Macau pushes mBridge from pilot concept toward live cross-border settlement infrastructure
Macau’s launch on mBridge gives 11 commercial banks access to a live multi-CBDC payment network, moving the project beyond prototype status and into a more operational phase. The rollout also sharpens the debate over how much control central banks will demand over the ledgers used for cross-border digital settlement.
RWA Trails / markets
Macau pushes mBridge from pilot concept toward live cross-border settlement infrastructure
Macau has formally gone live on mBridge, the distributed-ledger cross-border payment platform built around central bank digital currencies, in a step that gives the project a more concrete operational footprint. According to Ledger Insights, 11 commercial banks now have access to the network in Macau, including local branches of several of China’s largest banks that are already connected through mainland China and Hong Kong. While Macau’s own digital pataca remains in a domestic sandbox, the cross-border side is now active, making this one of the clearer examples of a multi-jurisdiction CBDC payments project moving beyond a controlled proof-of-concept setting.
That matters because mBridge has long been watched as a test of whether wholesale-style digital cash can support real international settlement flows rather than only demonstrations. The platform was founded by the BIS Innovation Hub together with the central banks of Thailand, Hong Kong, China and the United Arab Emirates. Ledger Insights noted that the BIS is no longer involved, but the system itself has continued to advance. mBridge entered its minimum viable product phase about two years ago, the UAE went live in late 2025, and Macau’s addition now brings membership to six jurisdictions. Half of those participants are connected to China, which developed the platform with Digital Asset.
The Macau rollout also shows how these projects are advancing in uneven layers. On one hand, banks can now use the network for cross-border payments through Macau. On the other, the digital pataca itself has not yet moved into full domestic production and remains in pilot mode. That split is important because it suggests policymakers may be more comfortable using new infrastructure first in targeted institutional corridors before extending it to broader local circulation. It also highlights how cross-border settlement can become the first practical use case for digital sovereign money, especially where trade, treasury operations and regional banking relationships already create a clear demand for faster coordination.

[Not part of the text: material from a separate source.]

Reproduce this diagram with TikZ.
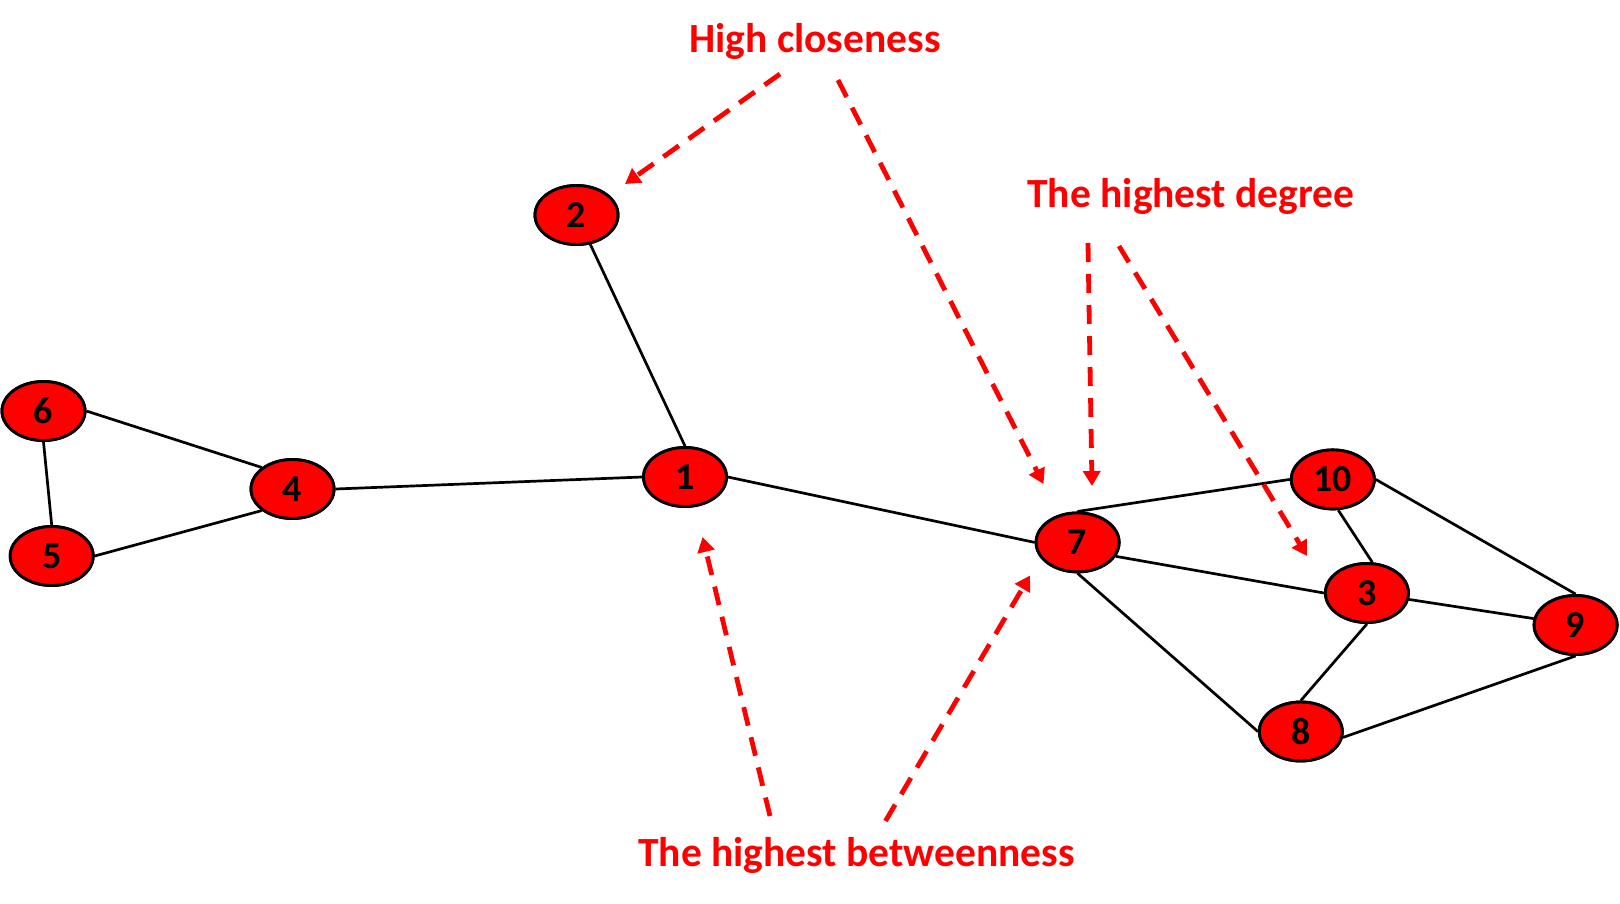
\documentclass[tikz,border=0pt]{standalone}
\usepackage{fontspec}
\setmainfont{Carlito}
\usetikzlibrary{shapes.geometric,arrows.meta}
\definecolor{nodered}{RGB}{255,0,0}
\tikzset{
  vert/.style={ellipse,draw=black,line width=2.9pt,fill=nodered,minimum width=83pt,minimum height=59pt,inner sep=0pt,font=\fontsize{38}{44}\selectfont\bfseries,text=black},
  edge/.style={draw=black,line width=2.7pt},
  lbl/.style={text=nodered,font=\fontsize{41.5}{48}\selectfont\bfseries,inner sep=0pt},
  hint/.style={draw=nodered,line width=4.8pt,dash pattern=on 19pt off 12pt,-{Triangle[length=15pt,width=17pt]}}
}
\begin{document}
\begin{tikzpicture}[x=1pt,y=-1pt]
\useasboundingbox (0,0) rectangle (1620,903);
\fill[white] (0,0) rectangle (1620,903);
% node positions
\node[vert] (n2) at (576.5,215) {2};
\node[vert] (n6) at (43.5,411) {6};
\node[vert] (n4) at (292.5,489) {4};
\node[vert] (n5) at (51.7,556) {5};
\node[vert] (n1) at (685,477) {1};
\node[vert] (n7) at (1077.6,542.4) {7};
\node[vert] (n10) at (1332.8,479.4) {10};
\node[vert] (n3) at (1366.9,593) {3};
\node[vert] (n9) at (1575.6,625) {9};
\node[vert] (n8) at (1300.8,731.5) {8};
% edges
\draw[edge] (n2) -- (n1.north);
\draw[edge] (n6.east) -- (n4.145);
\draw[edge] (n6.south) -- (n5.north);
\draw[edge] (n5.east) -- (n4.215);
\draw[edge] (n4.east) -- (n1.west);
\draw[edge] (n1.east) -- (n7.west);
\draw[edge] (n7.north) -- (n10.west);
\draw[edge] (n7.-20) -- (n3.west);
\draw[edge] (n7.south) -- (n8.west);
\draw[edge] (n10.-80) -- (n3.80);
\draw[edge] (n10.east) -- (n9.north);
\draw[edge] (n3) -- (n9);
\draw[edge] (n3.south) -- (n8.north);
\draw[edge] (n8.-8) -- (n9.south);
% redraw nodes above edges
\node[vert] at (n2) {2};
\node[vert] at (n6) {6};
\node[vert] at (n4) {4};
\node[vert] at (n5) {5};
\node[vert] at (n1) {1};
\node[vert] at (n7) {7};
\node[vert] at (n10) {10};
\node[vert] at (n3) {3};
\node[vert] at (n9) {9};
\node[vert] at (n8) {8};
% labels
\node[lbl] (lc) at (815,41.5) {High closeness};
\node[lbl] (ld) at (1191,196.5) {The highest degree};
\node[lbl] (lb) at (856.5,855) {The highest betweenness};
% annotation arrows
\coordinate (a1s) at (780,74);   \coordinate (a1e) at (625,184);
\coordinate (a2s) at (838,80);   \coordinate (a2e) at (1043.5,484);
\coordinate (a3s) at (1088,243); \coordinate (a3e) at (1092,486);
\coordinate (a4s) at (1119,246); \coordinate (a4e) at (1307,556);
\coordinate (a5s) at (770,816);  \coordinate (a5e) at (702.6,537);
\coordinate (a6s) at (885.5,821);\coordinate (a6e) at (1030,575.5);
\draw[hint] (a1s) -- (a1e);
\draw[hint] (a2s) -- (a2e);
\draw[hint] (a3s) -- (a3e);
\draw[hint] (a4s) -- (a4e);
\draw[hint] (a5s) -- (a5e);
\draw[hint] (a6s) -- (a6e);
\end{tikzpicture}
\end{document}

At the same time, the article points to the limits that still stand between live access and broad adoption. One commentator cited by Ledger Insights said the project still needs to resolve regulatory coordination, liquidity and legal compliance issues before it can reach mass usage. Those are not minor details. Cross-border payment networks only scale when participants know how funds will move across jurisdictions, how liquidity will be managed at each step, and which legal framework governs settlement finality, account structures and dispute handling. In other words, a network can be operational and still remain early in institutional adoption terms if those operating rules are not standardized widely enough.
The governance question may prove just as important as the technology. Ledger Insights contrasted mBridge with another multi-CBDC initiative, Agorá, and noted that some central banks may hesitate to let their digital currency circulate on what they view as a third-party platform. Agorá takes a different route by allowing each central bank to retain control over its own ledger. That design choice gets to the core tradeoff in official-sector tokenized settlement: shared infrastructure can improve interoperability, but monetary authorities may still want direct control over issuance environments, access permissions and transaction visibility. Macau’s launch does not settle that debate, but it does make it more immediate.
For RWA and digital settlement watchers, the significance of this launch is less about headline volume and more about institutional direction. mBridge is showing that official-sector payment rails are still being built in parallel with private stablecoin and tokenized-cash networks, not in place of them. Macau’s activation gives the market another live reference point for how cross-border tokenized settlement may evolve when central banks, commercial banks and regional payment corridors are all involved. The next phase will be judged less by whether the network exists and more by whether it can expand participation, address legal and liquidity frictions, and prove that multi-CBDC infrastructure can support repeatable real-world settlement at scale.